I don't think the 800 is all that hard. How many times have you run it coming back on a relay? It's not the much faster open.
What's hard or easy is based on your training. If you train for the 1500 the 800 isn't too bad because you can cover it and you probably don't have the speed to get yourself too far out early.
The marathon is the toughest because you can't replicate in training or do it every other week.
The easiest race is the race that you've fully trained, peaked, rested, and mentally prepared for.
The last couple races at the end of good season always seemed the easiest.
body master wrote:
Just stop posting. You know nothing about the sport.
OF COURSE any distance runner can complete a sprint workout. And most sprinters can't comlete a distance workout. That means NOTHING. What you SHOULD ask yourself is what do distance runners consider the hardest workouts? The LONG workouts or the SPEED workouts? Any distance runner will tell you the speed workouts are harder. Relative to how slow they are compared to real sprinters, its a safe bet to say that sprint workouts are harder than distance workouts.
Lol, funny you said that they should stop posting because they don't know anything about the sport. Can someone say Irony?
As a collegiate distance runner, I can tell you that doing a 6-10 mile tempo or 10 x 1000m is a hell of a lot harder than doing ANY 200m workout. or repeat 400s. or anything like that. Why? Because it's psychologically easy to get through the sprint workout. don't know why you seem to imply that the distance folks to be doing the workouts at sprinter's paces but I guess you would know better, being the sea of knowledge that you are on the topic
body master wrote:
oh pleaseee wrote:Bull. How often do you see sprinters doubling and tripling in events? All the time. How often do you see elite distance runners even doubling in say 800/1500 or 5k/10k? Rarely. Much harder on your body. The intensity is higher in sprinting but it's for a very brief period.
rofl? What a terrible point. First, you mention elite runners so i don't see any sprinters that can "triple" in individual events. And secondly, distance runners double all the time.
The point is horrible because the great discrepancy between 100m and 200m doubling vs 800 to 1500, 5k/10k doubling. Any 100m runner can do the 200m well as long as they can run a good bend.
You don't ever see sprinters that triple?? LOL then you don't watch enough track and field. 100, 200, 4x100 is a common triple. Johnson used to do the 200, 400 and 4x400.

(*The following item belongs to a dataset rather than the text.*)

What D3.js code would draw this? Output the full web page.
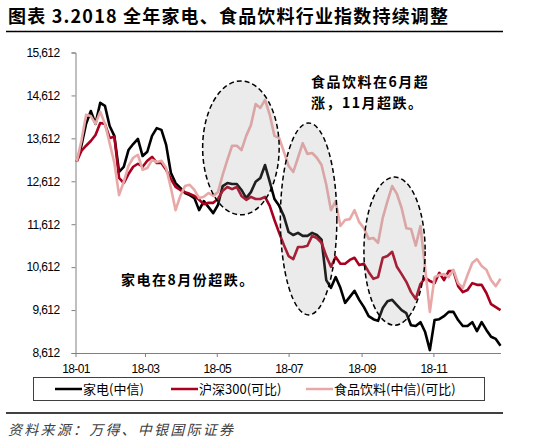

And yes there is great discrepancy. That's the point. That's why they're harder. I wasn't aware we we're allowed to compare all events across the board... This isn't an apples to apples discussion. I can compare the apple to whatever fruit I want.
Half marathon.
To all the people talking about how "easy" sprint training is...
I've never looked at a typical sprinter's training in-depth, but one of our coaches was an Olympic medalist at a sprint event. He said he basically couldn't even walk off the track after some of the tough workouts. I've never heard of a distance workout going that far at any level, short of a marathon race.
Personally I would also prefer almost any running workout to an equivalent lifting or strength training workout. In something like 10 x 1k, the first five are going to be easy, the last two might be really tough but aren't meant to destroy you. With weights you're often going to failure multiple times.
This is just my opinion of course, but I think reaching the WR time in each track event would be equally difficult, i.e. achieving the world record at the 100m would be just as difficult as reaching the 1500m WR. They would have difficulty levels in their own way. As far as physical and psychological demand, the 100 would be less so psychologically and physcially taxing on the CNS vs. the 10,000 meter run.
I also believe due to CNS fatigue, the WR in the marathon would be the most difficult to reach, out of all running events up to that point.
I’m a D2 female runner. Our coach explicitly told us not to visit LetsRun forums.